- Born: Katherine Pope Cheney 1942 (age 83–84) Hartford, Connecticut, U.S.
- Education: Chatham College Sarah Lawrence College Sorbonne University of Southern Maine
- Occupations: Artist businesswoman manufacturer
- Spouse: Tom Chappell

= Kate Chappell =

American painter

Kate Cheney Chappell (born 1942) is an American businesswoman, artist, and manufacturer. She co-founded personal-care product manufacturer Tom's of Maine in 1970 as well as wool clothing manufacturer Ramblers Way in 2010 with her husband Tom Chappell.

== Biography ==
Katherine Pope Cheney was born in 1942 in Hartford, Connecticut. Her parents were George Wells Cheney, Jr., an insurance executive, and Mary Frances Pope, a trained artist. She is descended from the founders of Manchester's Cheney Brothers Silk Company, brothers Ward, Rush, and Frank. It became the largest silk mill in the country at the time, and the family opened other textile mills including one for velvet. The Cheney family included accomplished artists; John Cheney was an engraver, and Seth Wells Cheney created portraits. A number of Seth's works were donated to the Boston Museum of Fine Arts. The Cheney home was turned into a museum which is managed by the Manchester Historical Society.

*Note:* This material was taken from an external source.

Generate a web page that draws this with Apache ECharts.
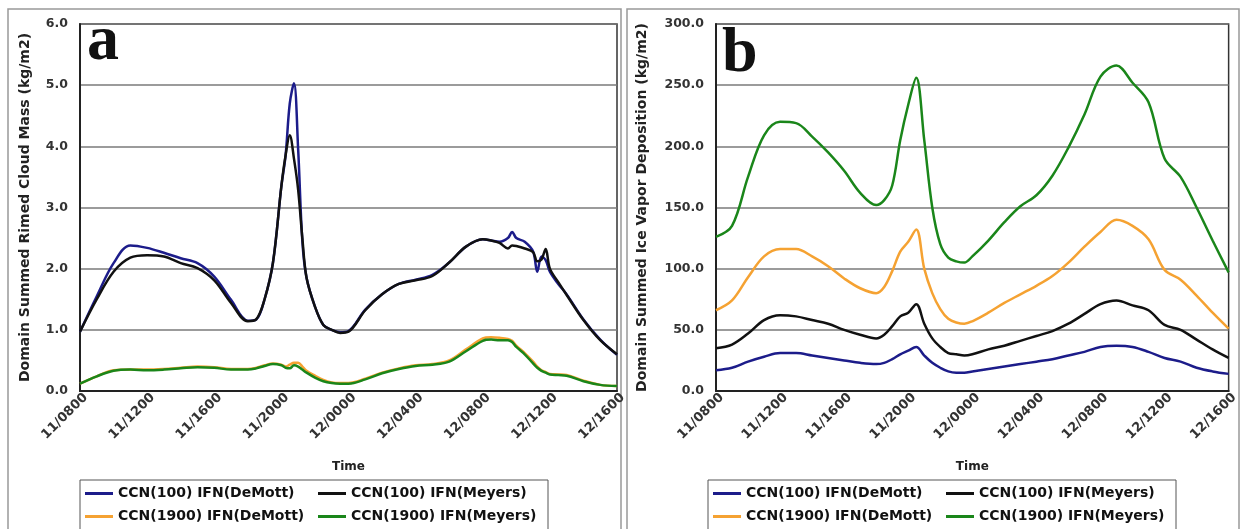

Chappell is a 1963 graduate of Oxford School in West Hartford, Connecticut. She attended Chatham College and Sarah Lawrence College before she and her husband, Tom Chappell, moved to Kennebunk, Maine in 1968 to raise their family. As of 2010, Kate and Tom share a summer home on Monhegan, Maine. Chappell became the vice president of Tom's of Maine, starting the business jointly with her husband after they developed a saccharine-free, natural toothpaste for their children. It was the first natural toothpaste to receive the American Dental Association's seal of acceptance. Her artistic skills were used in overseeing the packaging, advertising and media for the company.

She also attended the Sorbonne and the University of Southern Maine, where she graduated summa cum laude in 1983 with an A.B. degree in Communications after an 18-year hiatus from college.

Chappell founded the Kate Cheney Chappell '83 Center for Book Arts at the University of Southern Maine, which was launched in 2008, and serves as Chairwoman on the Advisory Board. Her teacher, professional book artist and USM faculty member Rebecca Goodale, was chosen to be the program coordinator. The Center provides an area for workshops, exhibits, and discussions by artists from across the United States regarding artwork pertaining to the illustration of books.

In 2006, a controlling 84% stake in Tom's of Maine was purchased by Colgate-Palmolive for $100 million in 2006.

In 2010, Chappell and her husband founded Ramblers Way, an organic wool apparel company. The clothing is made from American Rambouillet wool, silk thread, and vegetable dyes, and spinning, weaving, and knitting is done in East coast states to keep the sourcing local and sustainable. The silk thread used is a reminder of the Cheney mills, which Chappell recalled still functioning in her youth when she would go to the Cheney Hall remnant room with her mother.

==Recognition==
In 2009, Chappell was one of five women to receive the Deborah Morton award from the University of New England that year. It is presented to "outstanding women who have achieved high distinction in their careers and public service or whose leadership in civic, cultural or social causes has been exceptional".

==Artwork==
Chappell's artwork has been acquired and exhibited by a number of institutions, including the New York Public Library, the Portland Museum of Art, and the New Britain Museum of American Art, where her piece "Explosion of Amphibian Deformities" was selected by Director Douglas Hyland for inclusion in the "Director’s Favorites: 1999–2015" showing. The Kingswood Oxford School commissioned a sculpture from her called "All Life Interrelated", and it was installed at their science building in September 2015.